* **TO DO**
Word for word, copy all the data and drop the pictures.

* **STORED DATA**
------

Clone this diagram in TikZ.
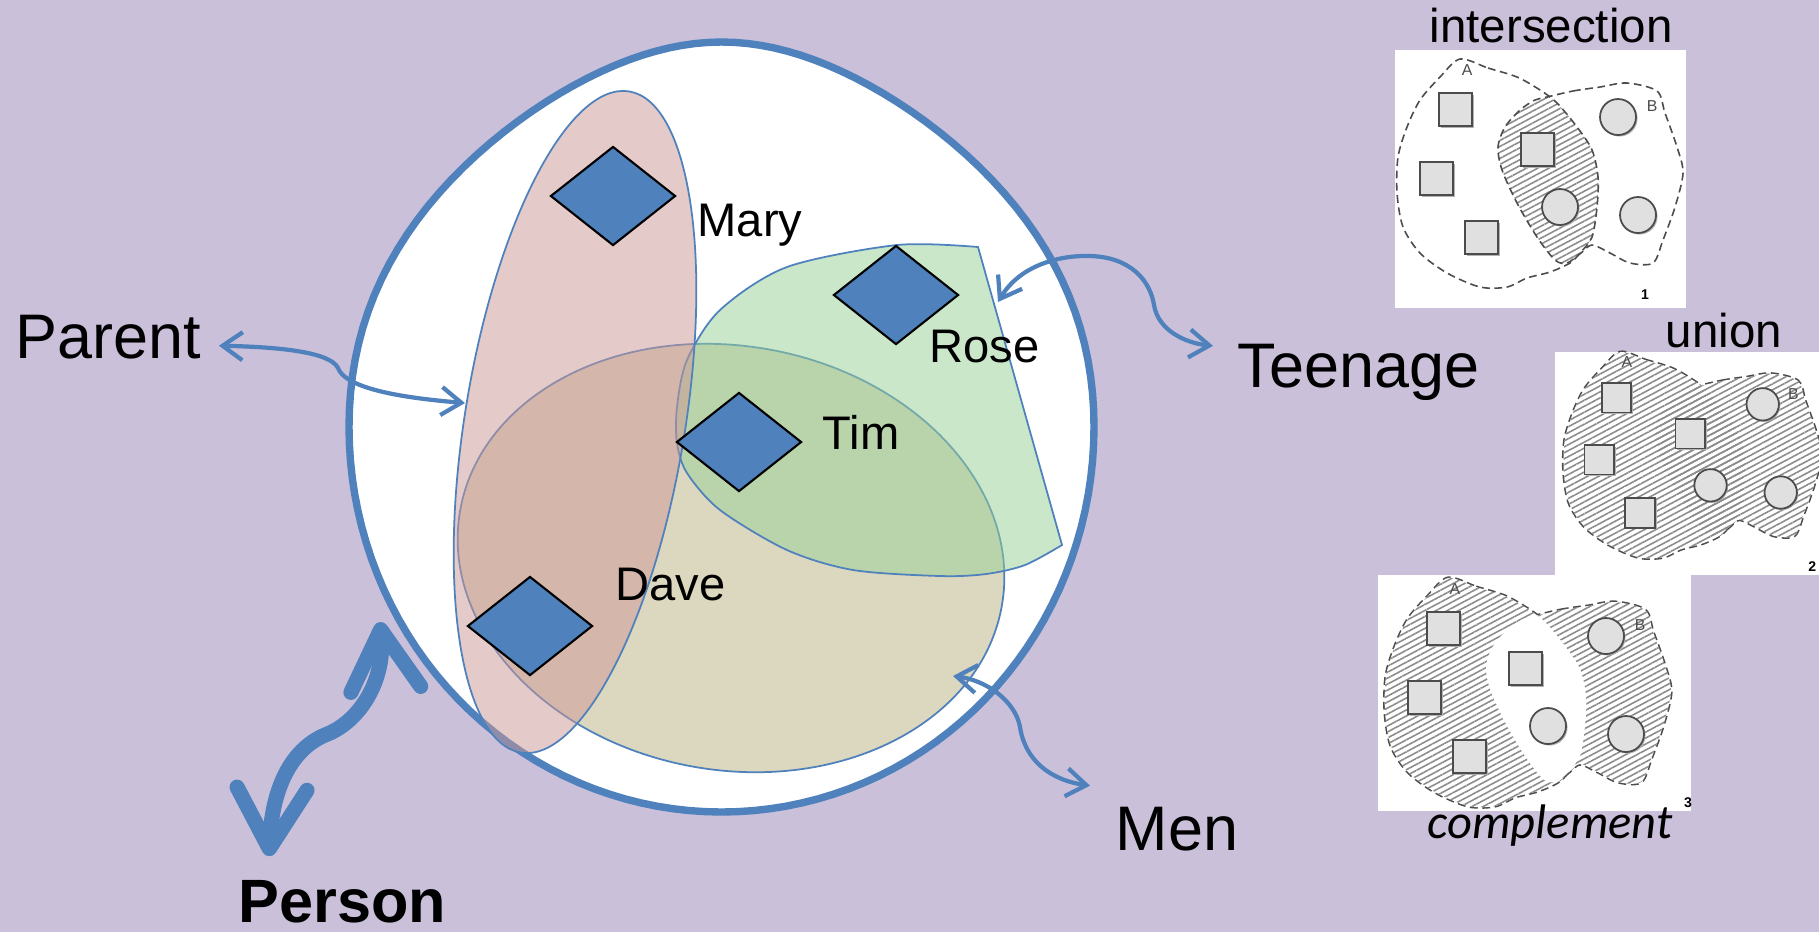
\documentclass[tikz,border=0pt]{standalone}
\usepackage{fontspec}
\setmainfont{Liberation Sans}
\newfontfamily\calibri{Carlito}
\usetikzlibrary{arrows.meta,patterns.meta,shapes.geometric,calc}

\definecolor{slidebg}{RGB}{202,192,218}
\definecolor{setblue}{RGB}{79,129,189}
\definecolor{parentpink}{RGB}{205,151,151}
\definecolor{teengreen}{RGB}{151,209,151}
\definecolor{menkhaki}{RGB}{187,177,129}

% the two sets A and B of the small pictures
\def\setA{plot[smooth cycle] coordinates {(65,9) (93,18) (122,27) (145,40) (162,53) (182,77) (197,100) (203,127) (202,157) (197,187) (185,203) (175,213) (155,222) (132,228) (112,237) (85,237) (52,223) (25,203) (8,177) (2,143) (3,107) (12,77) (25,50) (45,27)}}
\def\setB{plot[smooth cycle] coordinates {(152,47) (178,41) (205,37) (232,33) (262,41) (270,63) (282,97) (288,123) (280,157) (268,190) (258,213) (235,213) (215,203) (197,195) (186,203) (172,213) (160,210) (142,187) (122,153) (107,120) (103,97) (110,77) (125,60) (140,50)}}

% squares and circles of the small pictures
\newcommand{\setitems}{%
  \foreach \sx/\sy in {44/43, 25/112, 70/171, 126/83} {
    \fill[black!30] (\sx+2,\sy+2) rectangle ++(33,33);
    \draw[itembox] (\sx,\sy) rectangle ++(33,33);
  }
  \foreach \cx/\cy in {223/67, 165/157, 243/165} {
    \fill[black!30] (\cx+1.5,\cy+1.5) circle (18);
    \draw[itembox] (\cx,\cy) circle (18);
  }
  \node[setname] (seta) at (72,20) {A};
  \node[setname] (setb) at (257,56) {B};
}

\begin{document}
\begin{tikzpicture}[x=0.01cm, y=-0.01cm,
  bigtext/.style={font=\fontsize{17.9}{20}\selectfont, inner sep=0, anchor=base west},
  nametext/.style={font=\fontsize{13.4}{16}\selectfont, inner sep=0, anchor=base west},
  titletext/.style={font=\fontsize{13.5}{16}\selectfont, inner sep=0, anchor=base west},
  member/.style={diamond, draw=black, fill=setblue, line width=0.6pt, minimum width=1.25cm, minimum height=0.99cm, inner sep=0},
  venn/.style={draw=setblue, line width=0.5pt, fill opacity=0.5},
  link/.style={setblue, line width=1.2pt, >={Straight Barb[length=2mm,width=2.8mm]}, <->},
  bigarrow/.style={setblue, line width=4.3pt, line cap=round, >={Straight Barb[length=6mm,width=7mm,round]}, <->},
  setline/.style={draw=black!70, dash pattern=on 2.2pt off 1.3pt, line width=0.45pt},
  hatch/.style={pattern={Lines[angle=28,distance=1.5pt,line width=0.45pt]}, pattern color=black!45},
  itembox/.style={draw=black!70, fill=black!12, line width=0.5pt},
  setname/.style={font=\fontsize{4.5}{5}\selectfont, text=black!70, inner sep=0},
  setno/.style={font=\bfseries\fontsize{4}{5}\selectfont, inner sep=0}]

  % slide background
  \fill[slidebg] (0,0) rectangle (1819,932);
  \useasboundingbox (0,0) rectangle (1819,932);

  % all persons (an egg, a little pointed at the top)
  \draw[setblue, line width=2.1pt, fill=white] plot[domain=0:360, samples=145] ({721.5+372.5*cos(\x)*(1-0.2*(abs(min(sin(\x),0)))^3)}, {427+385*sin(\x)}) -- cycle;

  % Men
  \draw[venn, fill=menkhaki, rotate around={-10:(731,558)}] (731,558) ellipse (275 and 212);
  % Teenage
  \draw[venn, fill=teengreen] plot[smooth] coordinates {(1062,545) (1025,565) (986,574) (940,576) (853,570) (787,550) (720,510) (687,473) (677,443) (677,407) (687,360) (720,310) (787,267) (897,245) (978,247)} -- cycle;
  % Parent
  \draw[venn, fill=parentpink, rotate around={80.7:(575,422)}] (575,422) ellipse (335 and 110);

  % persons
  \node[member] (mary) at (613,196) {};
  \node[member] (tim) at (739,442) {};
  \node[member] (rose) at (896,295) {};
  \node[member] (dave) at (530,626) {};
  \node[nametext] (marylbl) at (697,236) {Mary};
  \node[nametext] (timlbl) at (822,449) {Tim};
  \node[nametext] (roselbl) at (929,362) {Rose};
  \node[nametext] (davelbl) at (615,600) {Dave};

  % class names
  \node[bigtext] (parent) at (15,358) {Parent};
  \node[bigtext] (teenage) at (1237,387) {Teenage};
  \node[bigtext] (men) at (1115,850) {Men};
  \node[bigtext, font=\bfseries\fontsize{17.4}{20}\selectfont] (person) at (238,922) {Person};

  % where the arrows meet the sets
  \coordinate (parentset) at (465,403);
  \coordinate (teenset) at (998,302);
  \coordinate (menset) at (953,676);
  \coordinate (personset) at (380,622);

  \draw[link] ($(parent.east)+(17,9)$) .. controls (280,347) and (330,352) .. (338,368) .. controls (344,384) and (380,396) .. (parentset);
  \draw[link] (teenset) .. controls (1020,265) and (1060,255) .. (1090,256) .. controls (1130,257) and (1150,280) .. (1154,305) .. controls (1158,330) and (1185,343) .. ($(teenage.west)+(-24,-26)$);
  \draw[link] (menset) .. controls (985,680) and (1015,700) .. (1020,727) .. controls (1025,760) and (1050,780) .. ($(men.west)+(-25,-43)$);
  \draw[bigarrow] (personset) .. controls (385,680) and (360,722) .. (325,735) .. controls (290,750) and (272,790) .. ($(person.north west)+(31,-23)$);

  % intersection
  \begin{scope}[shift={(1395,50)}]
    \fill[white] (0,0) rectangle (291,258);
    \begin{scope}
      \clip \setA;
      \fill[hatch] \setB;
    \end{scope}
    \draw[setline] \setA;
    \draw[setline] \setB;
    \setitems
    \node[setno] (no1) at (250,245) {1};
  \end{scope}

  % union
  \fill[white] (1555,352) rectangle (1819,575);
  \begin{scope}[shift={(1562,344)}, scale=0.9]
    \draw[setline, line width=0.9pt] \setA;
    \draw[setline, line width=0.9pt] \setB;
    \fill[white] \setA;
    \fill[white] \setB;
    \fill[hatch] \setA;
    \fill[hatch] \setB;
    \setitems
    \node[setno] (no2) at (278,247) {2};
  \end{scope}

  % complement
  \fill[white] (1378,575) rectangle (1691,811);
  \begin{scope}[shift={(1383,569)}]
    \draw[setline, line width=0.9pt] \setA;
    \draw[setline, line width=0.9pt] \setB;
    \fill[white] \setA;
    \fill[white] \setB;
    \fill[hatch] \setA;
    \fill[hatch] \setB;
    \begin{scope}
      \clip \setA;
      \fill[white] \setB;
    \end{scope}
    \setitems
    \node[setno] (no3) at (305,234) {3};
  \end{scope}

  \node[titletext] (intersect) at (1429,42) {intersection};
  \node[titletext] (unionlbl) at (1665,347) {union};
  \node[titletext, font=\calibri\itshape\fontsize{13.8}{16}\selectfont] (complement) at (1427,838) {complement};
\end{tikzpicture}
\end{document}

------

* **COMPLETE ANSWER**
Clone this diagram in TikZ.
\documentclass[tikz,border=0pt]{standalone}
\usepackage{fontspec}
\setmainfont{Liberation Sans}
\newfontfamily\calibri{Carlito}
\usetikzlibrary{arrows.meta,patterns.meta,shapes.geometric,calc}

\definecolor{slidebg}{RGB}{202,192,218}
\definecolor{setblue}{RGB}{79,129,189}
\definecolor{parentpink}{RGB}{205,151,151}
\definecolor{teengreen}{RGB}{151,209,151}
\definecolor{menkhaki}{RGB}{187,177,129}

% the two sets A and B of the small pictures
\def\setA{plot[smooth cycle] coordinates {(65,9) (93,18) (122,27) (145,40) (162,53) (182,77) (197,100) (203,127) (202,157) (197,187) (185,203) (175,213) (155,222) (132,228) (112,237) (85,237) (52,223) (25,203) (8,177) (2,143) (3,107) (12,77) (25,50) (45,27)}}
\def\setB{plot[smooth cycle] coordinates {(152,47) (178,41) (205,37) (232,33) (262,41) (270,63) (282,97) (288,123) (280,157) (268,190) (258,213) (235,213) (215,203) (197,195) (186,203) (172,213) (160,210) (142,187) (122,153) (107,120) (103,97) (110,77) (125,60) (140,50)}}

% squares and circles of the small pictures
\newcommand{\setitems}{%
  \foreach \sx/\sy in {44/43, 25/112, 70/171, 126/83} {
    \fill[black!30] (\sx+2,\sy+2) rectangle ++(33,33);
    \draw[itembox] (\sx,\sy) rectangle ++(33,33);
  }
  \foreach \cx/\cy in {223/67, 165/157, 243/165} {
    \fill[black!30] (\cx+1.5,\cy+1.5) circle (18);
    \draw[itembox] (\cx,\cy) circle (18);
  }
  \node[setname] (seta) at (72,20) {A};
  \node[setname] (setb) at (257,56) {B};
}

\begin{document}
\begin{tikzpicture}[x=0.01cm, y=-0.01cm,
  bigtext/.style={font=\fontsize{17.9}{20}\selectfont, inner sep=0, anchor=base west},
  nametext/.style={font=\fontsize{13.4}{16}\selectfont, inner sep=0, anchor=base west},
  titletext/.style={font=\fontsize{13.5}{16}\selectfont, inner sep=0, anchor=base west},
  member/.style={diamond, draw=black, fill=setblue, line width=0.6pt, minimum width=1.25cm, minimum height=0.99cm, inner sep=0},
  venn/.style={draw=setblue, line width=0.5pt, fill opacity=0.5},
  link/.style={setblue, line width=1.2pt, >={Straight Barb[length=2mm,width=2.8mm]}, <->},
  bigarrow/.style={setblue, line width=4.3pt, line cap=round, >={Straight Barb[length=6mm,width=7mm,round]}, <->},
  setline/.style={draw=black!70, dash pattern=on 2.2pt off 1.3pt, line width=0.45pt},
  hatch/.style={pattern={Lines[angle=28,distance=1.5pt,line width=0.45pt]}, pattern color=black!45},
  itembox/.style={draw=black!70, fill=black!12, line width=0.5pt},
  setname/.style={font=\fontsize{4.5}{5}\selectfont, text=black!70, inner sep=0},
  setno/.style={font=\bfseries\fontsize{4}{5}\selectfont, inner sep=0}]

  % slide background
  \fill[slidebg] (0,0) rectangle (1819,932);
  \useasboundingbox (0,0) rectangle (1819,932);

  % all persons (an egg, a little pointed at the top)
  \draw[setblue, line width=2.1pt, fill=white] plot[domain=0:360, samples=145] ({721.5+372.5*cos(\x)*(1-0.2*(abs(min(sin(\x),0)))^3)}, {427+385*sin(\x)}) -- cycle;

  % Men
  \draw[venn, fill=menkhaki, rotate around={-10:(731,558)}] (731,558) ellipse (275 and 212);
  % Teenage
  \draw[venn, fill=teengreen] plot[smooth] coordinates {(1062,545) (1025,565) (986,574) (940,576) (853,570) (787,550) (720,510) (687,473) (677,443) (677,407) (687,360) (720,310) (787,267) (897,245) (978,247)} -- cycle;
  % Parent
  \draw[venn, fill=parentpink, rotate around={80.7:(575,422)}] (575,422) ellipse (335 and 110);

  % persons
  \node[member] (mary) at (613,196) {};
  \node[member] (tim) at (739,442) {};
  \node[member] (rose) at (896,295) {};
  \node[member] (dave) at (530,626) {};
  \node[nametext] (marylbl) at (697,236) {Mary};
  \node[nametext] (timlbl) at (822,449) {Tim};
  \node[nametext] (roselbl) at (929,362) {Rose};
  \node[nametext] (davelbl) at (615,600) {Dave};

  % class names
  \node[bigtext] (parent) at (15,358) {Parent};
  \node[bigtext] (teenage) at (1237,387) {Teenage};
  \node[bigtext] (men) at (1115,850) {Men};
  \node[bigtext, font=\bfseries\fontsize{17.4}{20}\selectfont] (person) at (238,922) {Person};

  % where the arrows meet the sets
  \coordinate (parentset) at (465,403);
  \coordinate (teenset) at (998,302);
  \coordinate (menset) at (953,676);
  \coordinate (personset) at (380,622);

  \draw[link] ($(parent.east)+(17,9)$) .. controls (280,347) and (330,352) .. (338,368) .. controls (344,384) and (380,396) .. (parentset);
  \draw[link] (teenset) .. controls (1020,265) and (1060,255) .. (1090,256) .. controls (1130,257) and (1150,280) .. (1154,305) .. controls (1158,330) and (1185,343) .. ($(teenage.west)+(-24,-26)$);
  \draw[link] (menset) .. controls (985,680) and (1015,700) .. (1020,727) .. controls (1025,760) and (1050,780) .. ($(men.west)+(-25,-43)$);
  \draw[bigarrow] (personset) .. controls (385,680) and (360,722) .. (325,735) .. controls (290,750) and (272,790) .. ($(person.north west)+(31,-23)$);

  % intersection
  \begin{scope}[shift={(1395,50)}]
    \fill[white] (0,0) rectangle (291,258);
    \begin{scope}
      \clip \setA;
      \fill[hatch] \setB;
    \end{scope}
    \draw[setline] \setA;
    \draw[setline] \setB;
    \setitems
    \node[setno] (no1) at (250,245) {1};
  \end{scope}

  % union
  \fill[white] (1555,352) rectangle (1819,575);
  \begin{scope}[shift={(1562,344)}, scale=0.9]
    \draw[setline, line width=0.9pt] \setA;
    \draw[setline, line width=0.9pt] \setB;
    \fill[white] \setA;
    \fill[white] \setB;
    \fill[hatch] \setA;
    \fill[hatch] \setB;
    \setitems
    \node[setno] (no2) at (278,247) {2};
  \end{scope}

  % complement
  \fill[white] (1378,575) rectangle (1691,811);
  \begin{scope}[shift={(1383,569)}]
    \draw[setline, line width=0.9pt] \setA;
    \draw[setline, line width=0.9pt] \setB;
    \fill[white] \setA;
    \fill[white] \setB;
    \fill[hatch] \setA;
    \fill[hatch] \setB;
    \begin{scope}
      \clip \setA;
      \fill[white] \setB;
    \end{scope}
    \setitems
    \node[setno] (no3) at (305,234) {3};
  \end{scope}

  \node[titletext] (intersect) at (1429,42) {intersection};
  \node[titletext] (unionlbl) at (1665,347) {union};
  \node[titletext, font=\calibri\itshape\fontsize{13.8}{16}\selectfont] (complement) at (1427,838) {complement};
\end{tikzpicture}
\end{document}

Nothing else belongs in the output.